Dataset excerpt:
(begin)

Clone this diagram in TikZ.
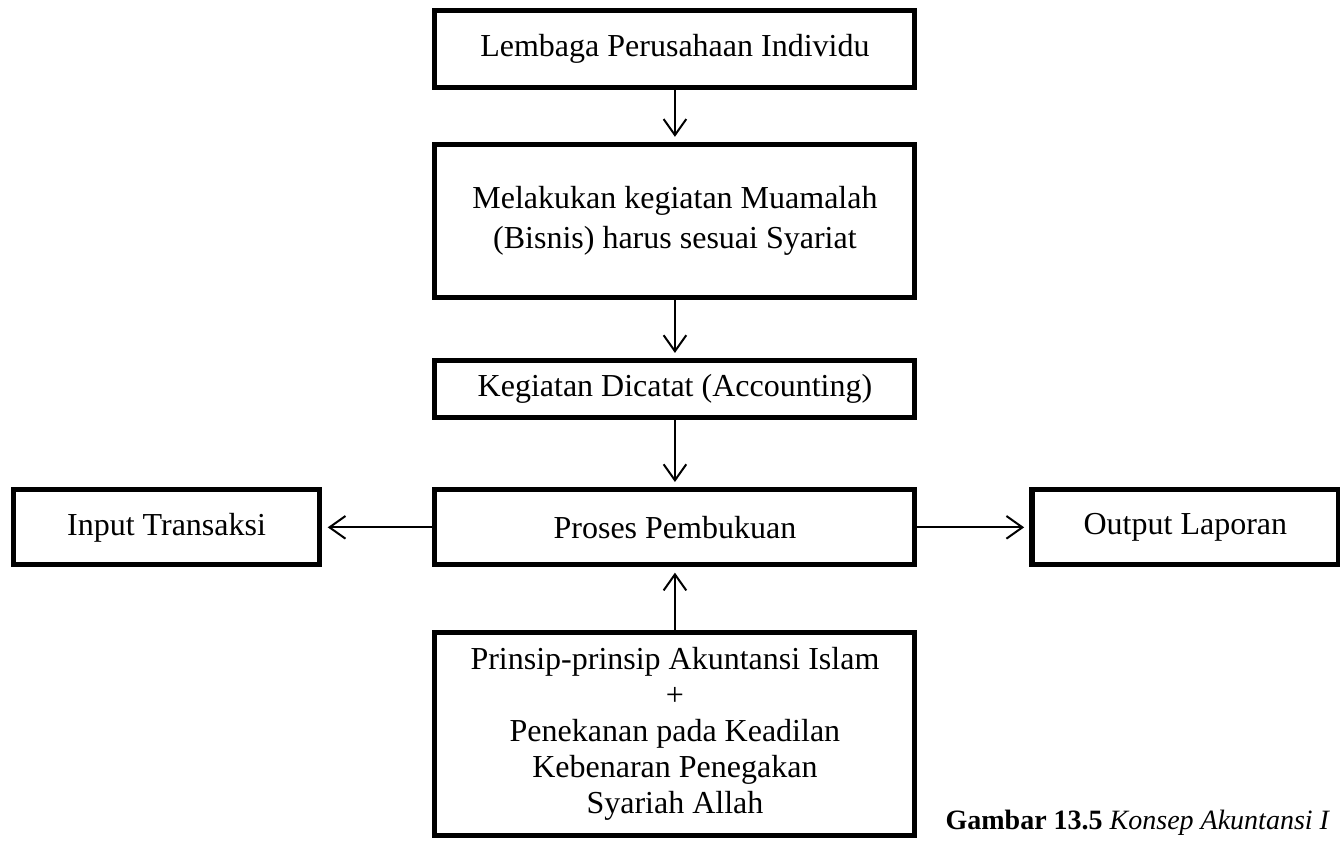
\documentclass[tikz,border=0pt]{standalone}
\usepackage{fontspec}
\setmainfont{Liberation Serif}
\usepackage{tikz}
\usetikzlibrary{positioning,arrows.meta}

\begin{document}
\begin{tikzpicture}[
    node distance=20pt,
    box/.style={draw=black, line width=1.9pt, minimum width=180pt, align=center, font=\fontsize{12}{13.5}\selectfont},
    side/.style={box, minimum width=115pt, minimum height=28.1pt},
    capt/.style={anchor=base west, inner sep=0pt, font=\fontsize{10.5}{12}\selectfont},
    arr/.style={-{Straight Barb[length=6pt,width=8.5pt]}, line width=0.75pt, shorten >=2pt}
]
    \useasboundingbox (0,0) rectangle (502.5pt,-315.75pt);

    % main column
    \node[box, minimum height=28.9pt] (lembaga) at (253.1pt,-18.4pt) {Lembaga Perusahaan Individu};
    \node[box, minimum height=57.4pt, below=19.5pt of lembaga] (muamalah) {Melakukan kegiatan Muamalah\\[1.5pt] (Bisnis) harus sesuai Syariat};
    \node[box, minimum height=21.4pt, below=21.75pt of muamalah] (dicatat) {Kegiatan Dicatat (Accounting)};
    \node[box, minimum height=28.1pt, below=25.1pt of dicatat] (proses) {Proses Pembukuan};
    \node[box, minimum height=76.1pt, below=23.6pt of proses] (prinsip) {Prinsip-prinsip Akuntansi Islam\\ +\\ Penekanan pada Keadilan\\ Kebenaran Penegakan\\ Syariah Allah};

    % input / output
    \node[side, left=41.25pt of proses] (input) {Input Transaksi};
    \node[side, right=42pt of proses] (output) {Output Laporan};

    \draw[arr] (lembaga) -- (muamalah);
    \draw[arr] (muamalah) -- (dicatat);
    \draw[arr] (dicatat) -- (proses);
    \draw[arr] (proses) -- (input);
    \draw[arr] (proses) -- (output);
    \draw[arr] (prinsip) -- (proses);

    % caption
    \node[capt] (gambar) at (354.4pt,-311pt) {\textbf{Gambar 13.5} \textit{Konsep Akuntansi I}};
\end{tikzpicture}
\end{document}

(end)

What to work on: Write out the whole listing exactly, and drop the pictures.

Answer to this task:
Clone this diagram in TikZ.
\documentclass[tikz,border=0pt]{standalone}
\usepackage{fontspec}
\setmainfont{Liberation Serif}
\usepackage{tikz}
\usetikzlibrary{positioning,arrows.meta}

\begin{document}
\begin{tikzpicture}[
    node distance=20pt,
    box/.style={draw=black, line width=1.9pt, minimum width=180pt, align=center, font=\fontsize{12}{13.5}\selectfont},
    side/.style={box, minimum width=115pt, minimum height=28.1pt},
    capt/.style={anchor=base west, inner sep=0pt, font=\fontsize{10.5}{12}\selectfont},
    arr/.style={-{Straight Barb[length=6pt,width=8.5pt]}, line width=0.75pt, shorten >=2pt}
]
    \useasboundingbox (0,0) rectangle (502.5pt,-315.75pt);

    % main column
    \node[box, minimum height=28.9pt] (lembaga) at (253.1pt,-18.4pt) {Lembaga Perusahaan Individu};
    \node[box, minimum height=57.4pt, below=19.5pt of lembaga] (muamalah) {Melakukan kegiatan Muamalah\\[1.5pt] (Bisnis) harus sesuai Syariat};
    \node[box, minimum height=21.4pt, below=21.75pt of muamalah] (dicatat) {Kegiatan Dicatat (Accounting)};
    \node[box, minimum height=28.1pt, below=25.1pt of dicatat] (proses) {Proses Pembukuan};
    \node[box, minimum height=76.1pt, below=23.6pt of proses] (prinsip) {Prinsip-prinsip Akuntansi Islam\\ +\\ Penekanan pada Keadilan\\ Kebenaran Penegakan\\ Syariah Allah};

    % input / output
    \node[side, left=41.25pt of proses] (input) {Input Transaksi};
    \node[side, right=42pt of proses] (output) {Output Laporan};

    \draw[arr] (lembaga) -- (muamalah);
    \draw[arr] (muamalah) -- (dicatat);
    \draw[arr] (dicatat) -- (proses);
    \draw[arr] (proses) -- (input);
    \draw[arr] (proses) -- (output);
    \draw[arr] (prinsip) -- (proses);

    % caption
    \node[capt] (gambar) at (354.4pt,-311pt) {\textbf{Gambar 13.5} \textit{Konsep Akuntansi I}};
\end{tikzpicture}
\end{document}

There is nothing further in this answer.